Less Junk Food Equals Better Kid Nutrition

December 2, 2009 Comments

NEW HAVEN, Conn.—Kids eat less junk food when middle schools remove low nutritional value snack foods and soft drinks as options from school vending machines and cafeterias, according to a new study from at the Rudd Center for Food Policy and Obesity at Yale University.

“We found that when you take soda and high-fat snacks out of schools, students did not compensate at home. Instead, they ate better at school and no worse at home,” said lead study author Marlene Schwartz, PhD, deputy director at the Rudd Center for Food Policy and Obesity at Yale University.

Schwartz explained that financial pressure from both the food industry, looking to build brand loyalty, and the schools, which get a cut of the profits from vending machines, is the main reason there is opposition to removing soft drinks and junk foods.
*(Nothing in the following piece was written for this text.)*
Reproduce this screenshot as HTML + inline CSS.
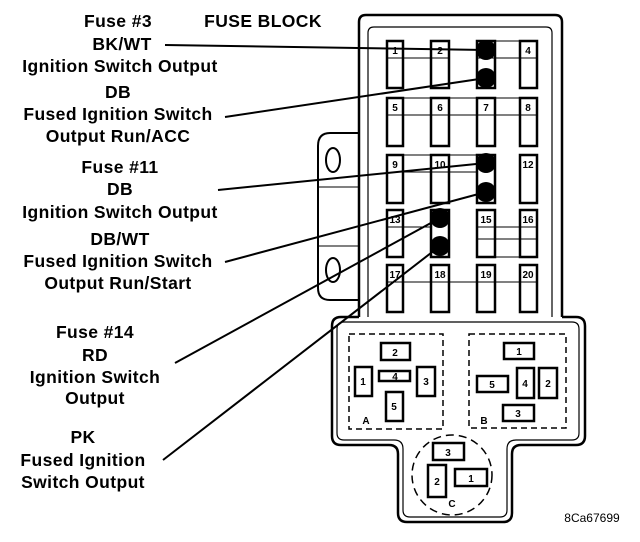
<!DOCTYPE html>
<html><head><style>
body{margin:0;background:#fff}
svg{display:block}
text{font-family:"Liberation Sans",Arial,sans-serif;font-weight:bold;fill:#000}
.l{font-size:17.5px;text-anchor:middle;letter-spacing:0.4px}
.n{font-size:10px;text-anchor:middle}
</style></head><body>
<svg width="640" height="542" viewBox="0 0 640 542">
<g fill="none" stroke="#000">
<path d="M359 133 H330 Q318 133 318 146 V288 Q318 300 330 300 H359" stroke-width="2"/>
<line x1="318" y1="187" x2="359" y2="187" stroke-width="1"/>
<line x1="318" y1="246" x2="359" y2="246" stroke-width="1"/>
<ellipse cx="333" cy="160" rx="7" ry="12" stroke-width="2"/>
<ellipse cx="333" cy="270" rx="7" ry="12" stroke-width="2"/>
<path d="M359 317 V22 Q359 15 366 15 H555 Q562 15 562 22 V317" stroke-width="2.5"/>
<path d="M368 317 V33 Q368 27 374 27 H546 Q552 27 552 33 V317" stroke-width="1.2"/>
<path d="M562 317 H576 Q585 317 585 326 V436 Q585 445 576 445 H521 Q512 445 512 454 V513 Q512 522 503 522 H407 Q398 522 398 513 V454 Q398 445 389 445 H341 Q332 445 332 436 V326 Q332 317 341 317 H359" stroke-width="2.5"/>
<path d="M368 322 H572 Q579 322 579 329 V433 Q579 440 572 440 H516 Q507 440 507 449 V510 Q507 517 500 517 H410 Q403 517 403 510 V449 Q403 440 394 440 H344 Q337 440 337 433 V329 Q337 322 344 322 Z" stroke-width="1.2"/>
<rect x="349" y="334" width="94" height="95" stroke-width="1.5" stroke-dasharray="6,4"/>
<rect x="469" y="334" width="97" height="94" stroke-width="1.5" stroke-dasharray="6,4"/>
<circle cx="452" cy="475" r="40" stroke-width="1.5" stroke-dasharray="8,5"/>
<g stroke-width="2.5">
<rect x="381" y="343" width="29" height="17"/><rect x="355" y="367" width="17" height="29"/>
<rect x="379" y="371" width="31" height="10"/><rect x="417" y="367" width="18" height="29"/>
<rect x="386" y="392" width="17" height="29"/>
<rect x="504" y="343" width="30" height="16"/><rect x="477" y="376" width="31" height="16"/>
<rect x="517" y="368" width="17" height="30"/><rect x="539" y="368" width="18" height="30"/>
<rect x="503" y="405" width="31" height="16"/>
<rect x="433" y="443" width="31" height="17"/><rect x="428" y="465" width="18" height="32"/>
<rect x="455" y="469" width="32" height="17"/>
</g>
<g stroke-width="2.5">
<rect x="387" y="41" width="16" height="47"/><rect x="431" y="41" width="18" height="47"/><rect x="477" y="41" width="18" height="47"/><rect x="520" y="41" width="17" height="47"/>
<rect x="387" y="98" width="16" height="48"/><rect x="431" y="98" width="18" height="48"/><rect x="477" y="98" width="18" height="48"/><rect x="520" y="98" width="17" height="48"/>
<rect x="387" y="155" width="16" height="48"/><rect x="431" y="155" width="18" height="48"/><rect x="477" y="155" width="18" height="48"/><rect x="520" y="155" width="17" height="48"/>
<rect x="387" y="210" width="16" height="47"/><rect x="431" y="210" width="18" height="47"/><rect x="477" y="210" width="18" height="47"/><rect x="520" y="210" width="17" height="47"/>
<rect x="387" y="265" width="16" height="47"/><rect x="431" y="265" width="18" height="47"/><rect x="477" y="265" width="18" height="47"/><rect x="520" y="265" width="17" height="47"/>
</g>
<g stroke-width="1">
<line x1="495" y1="41" x2="520" y2="41"/><line x1="477" y1="58" x2="537" y2="58"/>
<line x1="387" y1="115" x2="537" y2="115"/><line x1="403" y1="98" x2="520" y2="98"/>
<line x1="403" y1="155" x2="477" y2="155"/><line x1="403" y1="172" x2="477" y2="172"/>
<line x1="387" y1="227" x2="431" y2="227"/>
<line x1="477" y1="239" x2="537" y2="239"/><line x1="495" y1="257" x2="520" y2="257"/>
<line x1="387" y1="282" x2="537" y2="282"/>
<line x1="387" y1="58" x2="449" y2="58"/><line x1="477" y1="227" x2="537" y2="227"/>
</g>
<g stroke-width="2">
<line x1="165" y1="45" x2="486" y2="50"/>
<line x1="225" y1="117" x2="486" y2="78"/>
<line x1="218" y1="190" x2="486" y2="163"/>
<line x1="225" y1="262" x2="486" y2="192"/>
<line x1="175" y1="363" x2="440" y2="218"/>
<line x1="163" y1="460" x2="440" y2="246"/>
</g>
</g>
<g fill="#000">
<circle cx="486" cy="50" r="10"/><circle cx="486" cy="78" r="10"/>
<circle cx="486" cy="163" r="10"/><circle cx="486" cy="192" r="10"/>
<circle cx="440" cy="218" r="10"/><circle cx="440" cy="246" r="10"/>
</g>
<g class="n">
<text x="395" y="54">1</text><text x="440" y="54">2</text><text x="528" y="54">4</text>
<text x="395" y="111">5</text><text x="440" y="111">6</text><text x="486" y="111">7</text><text x="528" y="111">8</text>
<text x="395" y="168">9</text><text x="440" y="168">10</text><text x="528" y="168">12</text>
<text x="395" y="223">13</text><text x="486" y="223">15</text><text x="528" y="223">16</text>
<text x="395" y="278">17</text><text x="440" y="278">18</text><text x="486" y="278">19</text><text x="528" y="278">20</text>
<text x="395" y="356">2</text><text x="363" y="385">1</text><text x="395" y="380">4</text><text x="426" y="385">3</text><text x="394" y="410">5</text><text x="366" y="424">A</text>
<text x="519" y="355">1</text><text x="492" y="388">5</text><text x="525" y="387">4</text><text x="548" y="387">2</text><text x="518" y="417">3</text><text x="484" y="424">B</text>
<text x="448" y="456">3</text><text x="437" y="485">2</text><text x="471" y="482">1</text><text x="452" y="507">C</text>
</g>
<text x="592" y="522" style="font-size:12px;font-weight:normal;text-anchor:middle">8Ca67699</text>
<g class="l">
<text x="118" y="27">Fuse #3</text>
<text x="263" y="27">FUSE BLOCK</text>
<text x="122" y="50">BK/WT</text>
<text x="120" y="72">Ignition Switch Output</text>
<text x="118" y="98">DB</text>
<text x="118" y="120">Fused Ignition Switch</text>
<text x="118" y="142">Output Run/ACC</text>
<text x="120" y="173">Fuse #11</text>
<text x="120" y="195">DB</text>
<text x="120" y="218">Ignition Switch Output</text>
<text x="120" y="245">DB/WT</text>
<text x="118" y="267">Fused Ignition Switch</text>
<text x="118" y="289">Output Run/Start</text>
<text x="95" y="338">Fuse #14</text>
<text x="95" y="361">RD</text>
<text x="95" y="383">Ignition Switch</text>
<text x="95" y="404">Output</text>
<text x="83" y="443">PK</text>
<text x="83" y="466">Fused Ignition</text>
<text x="83" y="488">Switch Output</text>
</g>
</svg>
</body></html>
The study, published in the December issue of the journal Health Education & Behavior, looked at six middle schools over two years. In the three target schools, snacks meeting current nutrition standards in Connecticut (including water, 100-percent fruit juice, baked chips, pretzels, granola bars and canned fruit) replaced items that did not meet the standards (including potato chips, doughnuts, sweetened sports drinks, soda, snack cakes and cookies). The foods at the three comparison schools remained the same.

“We live in a society where it is easy, cheap, and convenient to eat unhealthy foods, and difficult to eat healthy foods,” Schwartz said. “It’s been this way for so long that many people consider this normal. It’s not. Schools need to be a safe haven for children that sell healthy foods children need to eat more of, not the unhealthy foods we tell children to limit.”